Hehehe you people are fun in here! I enjoy reading all your various posts and your words in response to my post as well.
Yeah kids love pointing out gross things to parents I think they are delighted to see adults behaving badly, it gives them a feeling of superiority since they would never do such a gross thing.
And dining on boogers, now that is nasty! I remember in fourth grade there was a boy ( he shall remain nameless) anyhow that kid was a serial nose picker. It was unreal, all he ever did was pick his nose. Now in our gym class our brilliant teacher decided that the boys and girls were going to do square dancing, eeek, getting ten year olds of the opposite sex to dance with each other, what the hell was she thinking? Anyhow she paired us off, guess who got the nose-picker as her partner, yep me! Ugh! I was trying to figure out how I could avoid making contact with his finger, I was going to suggest we just touch palms, hell no I did not want his boogery finger near mine, ewww. But that **** gym teacher came over and placed my hand in his. Oh the horror! I danced with booger boy, but I can tell you I ran to the bathroom when class ended and scrubbed my hands raw!!! And I was scared I would be shunned by my peers for having made contact with the booger wrangler.
And I think all schools have at least one odd or gross teacher. I remember many strange ones when I was in school.

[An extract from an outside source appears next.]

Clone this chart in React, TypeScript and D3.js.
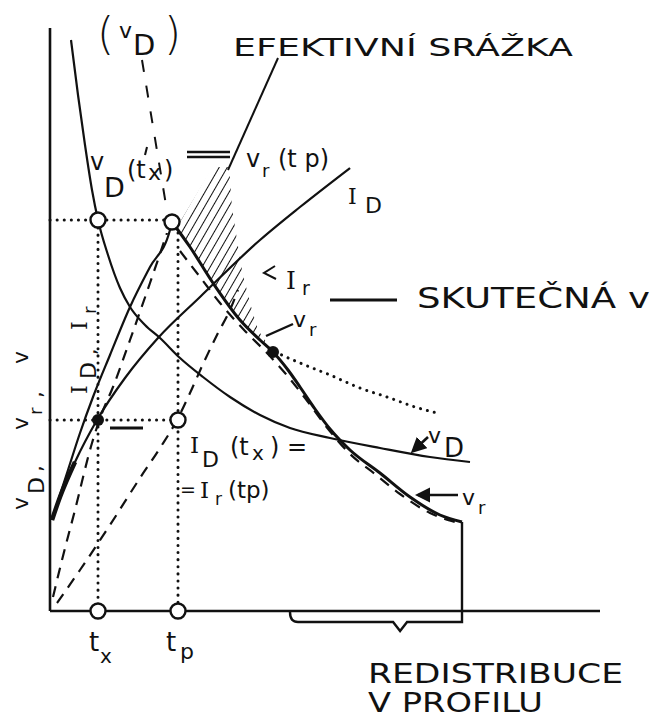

And I agree gross things should be done in private.
What about when you are in public and you need to use the restroom so you go in there and PU someone has created such a horrific odor that your nose hairs are singed and your eyes are watering and you feel your throat constricting, yet you really need to pee so you hold your nose, try not to breathe in deeply, just shallow breaths, you unzip with the other hand, squat and pee, and Oh no! people come in and they start complaining about the odor. Unfortunately you are in there alone, so if you open the door and wash your hands they will think you stunk up the place so you have to stay squatting over that toilet, pants up since you are done peeing and you must wait until those people leave, while you are waiting to exit you say a little prayer begging that they will not look at your shoes, remember them and point you out to the other patrons as the woman who made the bathroom smell like New Jersey. And you pray that when they leave you can get the hell out of there before another person, or group of people come in and you also hope that the odor will not cling to your clothes. Oh I hope no one was eating while reading this, if so I'm sorry.